Italy's records 78 new coronavirus deaths, 397 new cases
Italy on Tuesday reported 78 more fatalities from the novel coronavirus, bringing the death toll to 32,955, as the Italian Red Cross started to conduct voluntary blood tests to search for antibodies to the virus. The low increase in deaths registered on Tuesday confirms the slowing trend in the virus outbreak, showing that the peak of the crisis has been left behind.
Deaths from the COVID-19 epidemic in Italy climbed by 78 on Tuesday, against 92 the day before, the Civil Protection Agency said, while the daily tally of new cases increased to 397 from 300 on Monday.

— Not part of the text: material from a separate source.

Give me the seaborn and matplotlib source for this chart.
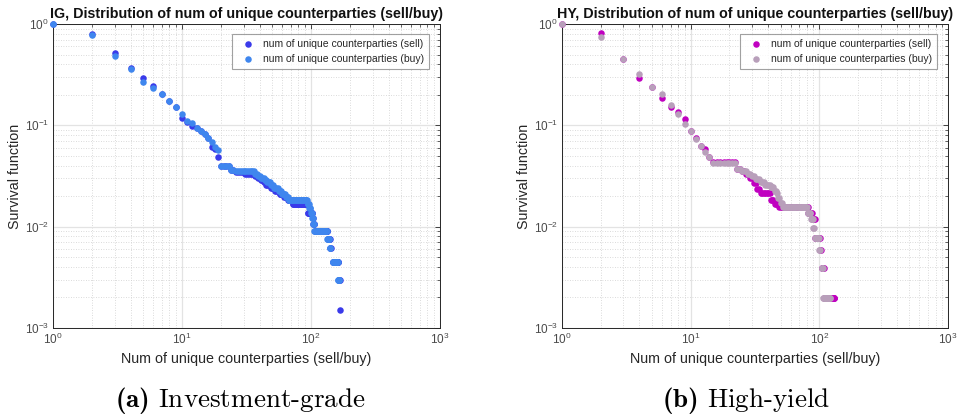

The total death toll since the outbreak came to light on Feb. 21 now stands at 32,955 the agency said, the third-highest in the world after those of the United States and Britain.
The number of confirmed cases amounts to 230,555, the sixth-highest global tally behind those of the United States, Brazil, Russia, Spain and Britain.
People registered as currently carrying the illness fell to 52,942 from 55,300 the day before, the agency said.
There were 521 people in intensive care on Tuesday, down from 541 on Monday, maintaining a long-running decline. Of those originally infected, 144,658 were declared recovered against 141,981 a day earlier.
The agency said 2.253 million people had been tested for the virus against 2.219 million on Monday, out of a population of around 60 million.
The northern Lombardy region remains the epicenter of the pandemic, with victims rising to 15,896, almost half of the total.
The Italian Red Cross on Monday started contacting people to carry out 150,000 blood tests for antibodies to the new coronavirus, in a bid to learn about people who may have recovered from the virus without ever realizing they had it.
Participation in the test is not obligatory, but-given the country's epidemiological situation-is needed, experts said.
People selected will be contacted by phone by Red Cross regional centers to arrange an appointment for a blood test to be taken at a local lab. The test can also be done at home if the person is fragile or vulnerable.
If the test is positive, the person will be quarantined at home and contacted by the regional health service to undergo a swab test and verify whether they are contagious.
The Red Cross, however, said on Tuesday that out of 7,300 calls, only 25% of the people contacted agreed to take the test, while over 60% asked to be contacted later, and 15% said they were still evaluating the option.
Health Minister Roberto Speranza issued a call for Italians to voluntarily take the test, stressing its importance in the fight against the virus.